CMPSCI 250: Introduction to Computation
Third Midterm Exam
David Mix Barrington
18 November 2004
Directions:
- Answer the problems on the exam pages.
- There are five problems
for 100 total points.
Probable scale is A=90, C=60.
- If you need extra space use the back of a page.
- No books, notes, calculators, or collaboration.
- You may use exponents, falling exponents, "choose"
notation, and/or factorials to express numerical answers.
However, for full credit naturals less than 100
must be computed out fully and expressed in decimal.
Q1: 20 points
Q2: 20 points
Q3: 20 points
Q4: 25 points
Q5: 15 points
Total: 100 points
- Question 1 (20):
Sgt. Preston of the Yukon is assembling a team of eight dogs to pull
his sled. The candidate dogs are of three breeds: Alaskan, Mixed, and
Siberian. The team will be arranged in a single line beginning with the
lead dog.
- (a,5) Assuming that he has at least eight of each breed available, how
many choices does he have for which breed occupies which position in the team?
(For example, he might pick "Alaskan, Mixed, Siberian, Mixed, Mixed,
Alaskan, Siberian, Siberian".)
- (b,5) Again assuming he has at least eight of each breed available, how
many choices does he have for how many dogs of each breed are on his
team? (In the example above, he has picked "two Alaskan, three Mixed, and
three Siberian".)
- (c,5) Now suppose he has chosen two Alaskans, two Mixed, and four
Siberians for the team. How many choices does he have for which breed goes
in which position? (Hint: First count the ways to place the two Alaskans, then
count the ways to place the two Mixed among the remaining positions.)
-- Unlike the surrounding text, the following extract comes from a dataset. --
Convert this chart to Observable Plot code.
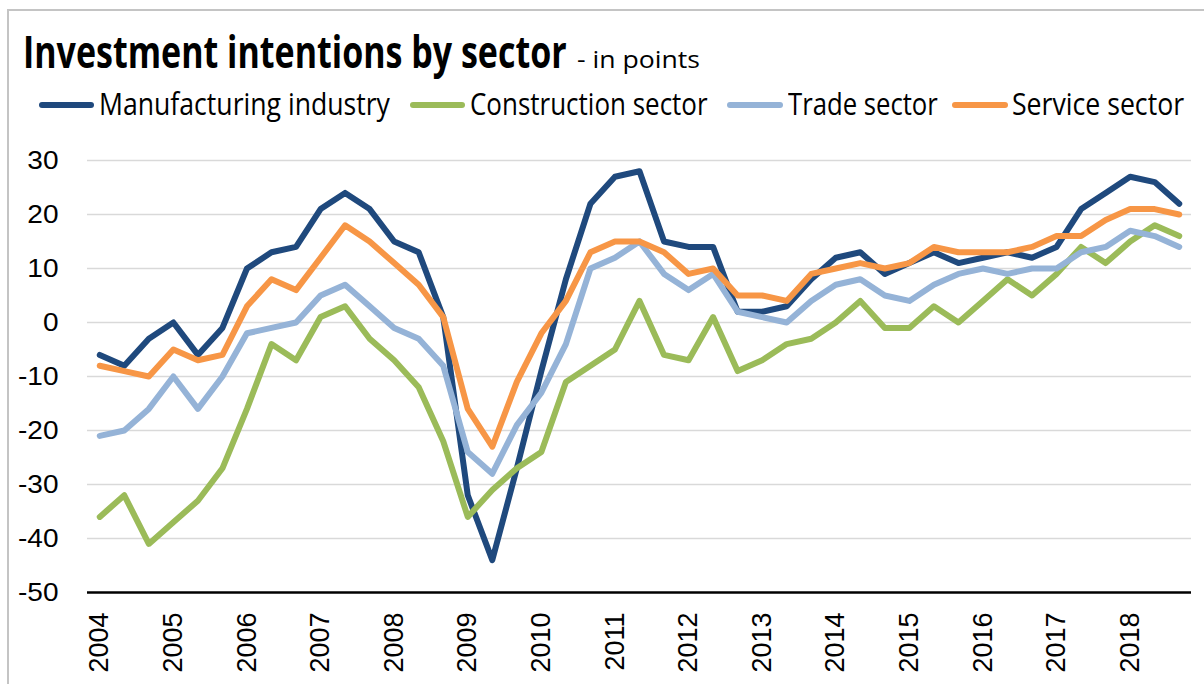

- (d,5) Again assuming that he has picked his eight dogs, in how many ways
can he select which dogs go in the first four positions? (For example, he
might pick "dog 7, dog 3, dog 8, dog 1" in that order.)
- Question 2 (20):
In Game C the player throws a single fair six-sided die k times
in sequence. She wins if she completes the k throws without ever throwing
the same number twice in a row. Prove by induction for all positive
naturals k that the probability of winning Game C is exactly
(5/6)k-1.
- Question 3 (20):
Let n and k be naturals and let Σ be an alphabet of size n. The
language S(n,k) is the set of all strings over Σ that (a) contain
exactly k distinct letters, (b) have each letter at most twice, and (c) have
each two occurrences of the same letter, if any, next to each other. For
example, with Σ = {a,b}, S(2,1) = {a, aa, b, bb} and S(2,2) =
{ab, abb, aab, aabb, ba, baa, bba, bbaa}.
- (a,10) Determine the number of elements in S(5,3).
- (b,10) Determine the number of elements in S(n,k) for any naturals
n and k.
- Question 4 (25):
This problem deals with two more dice games. In Game D the player
throws k six-sided dice at once. She wins $6 for every die that comes up
six. In Game E she again throws k six-sided dice, but this time she wins
$6 if at least one six comes up, and nothing otherwise.
- (a,10) Calculate the expected value of Game D, as a function of k.
- (b,15) Calculate the expected value of Game E, as a function of k.
(Hint: It may be easiest to compute the probability that the player
loses Game E.)
- Question 5 (15):
Define a directed multigraph G to have vertex set {1,2,3} and the
following adjacency matrix:
1 0 2
1 1 0
0 0 1
- (a,5) Draw the directed multigraph G.
- (b,10) Compute the number of one-step, two-step, four-step, and
eight-step paths from vertex 2 to vertex 3 in G.